Chase has been the grand puppeteer all season long, and I’ve already theorized that he might be connected to Helix as well. We now have two pivotal instances in a row where Helix seems to have been helping Team Arrow against Chase, but he’s still been one step ahead. How much you wanna bet he orchestrated Helix as well just to get at Ollie through Felicity?
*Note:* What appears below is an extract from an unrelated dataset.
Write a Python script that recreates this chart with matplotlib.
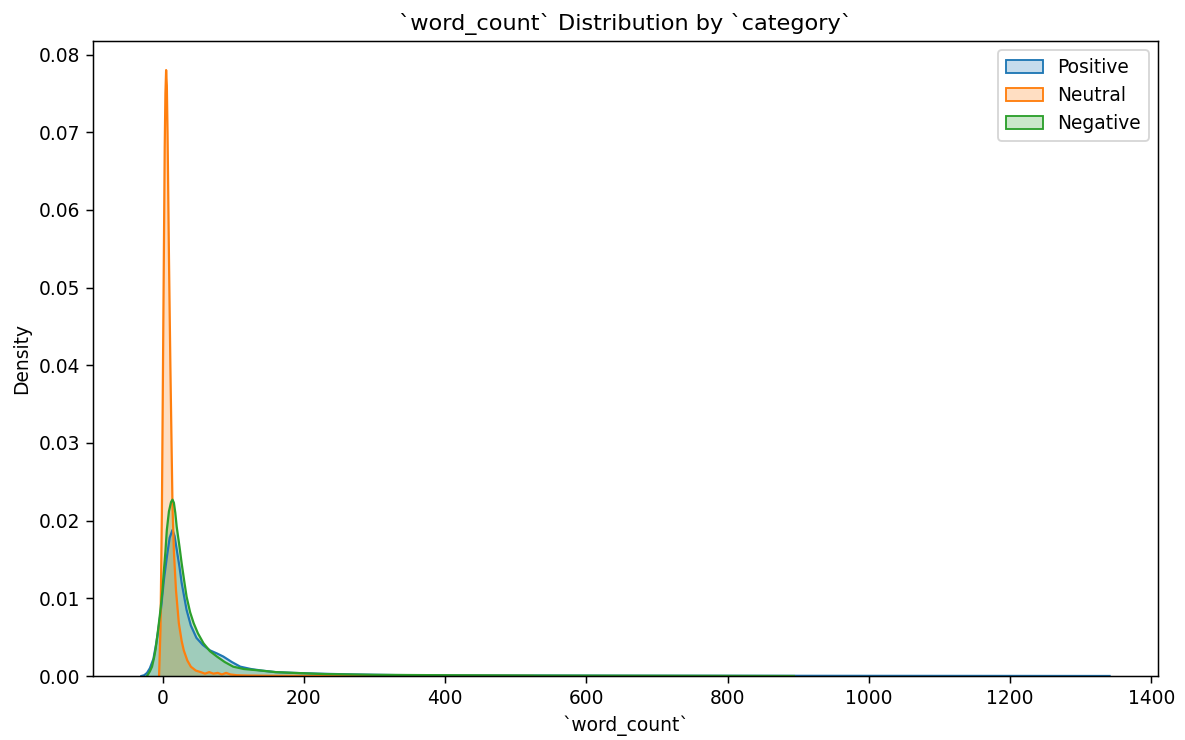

About the only good thing is when Lance gives a none-too-subtle push to get Rene back with his daughter, Zoey. Lance knows full well the agony of losing a daughter, and he won’t just stand back and let Rene make such a terrible mistake as failing to have her in his life. He talks with Rene first, and learns that Rene has been dragging his feet with Curtis’ lawyer friend, thinking she might be better off without him. He’s been blaming himself for a time he got drunk and passed out while reheating soup for Zoey, leading to an accident where she burned her hands. On the downside, that is something to address, but on the bright side, he clearly understands that he made a mistake. The problem is he’s exaggerated it in his own mind to disqualify himself as his daughter’s keeper.

Zoey deserves better than Rene was, not better than Rene. She deserves her father, the best version of himself he can be. Yes, he should avoid getting drunk – really, he and everyone else in the world should just avoid alcohol at all, it would make things so much simpler and safer – and he should avoid repeating his past mistakes. But that means learning from them, not condemning himself for them.

She does deserve him, and, even more to the point, he deserves her.

Lance apparently agrees with me, and solves the problem by simply bringing Zoey to the office to see her dad. That, seeing her and hearing how much she wants to go home with him, that does the trick. Rene sets things in motion immediately. He will get his daughter back. 🙂

On the downside, relationships are strained, rather legitimately, and their most savage enemy is bearing down immediately on Ollie and Felicity. We’ll see how the crisis unfolds next week.

But, on the upside, Rene certainly has something worth fighting for now, and the team is due for some happy.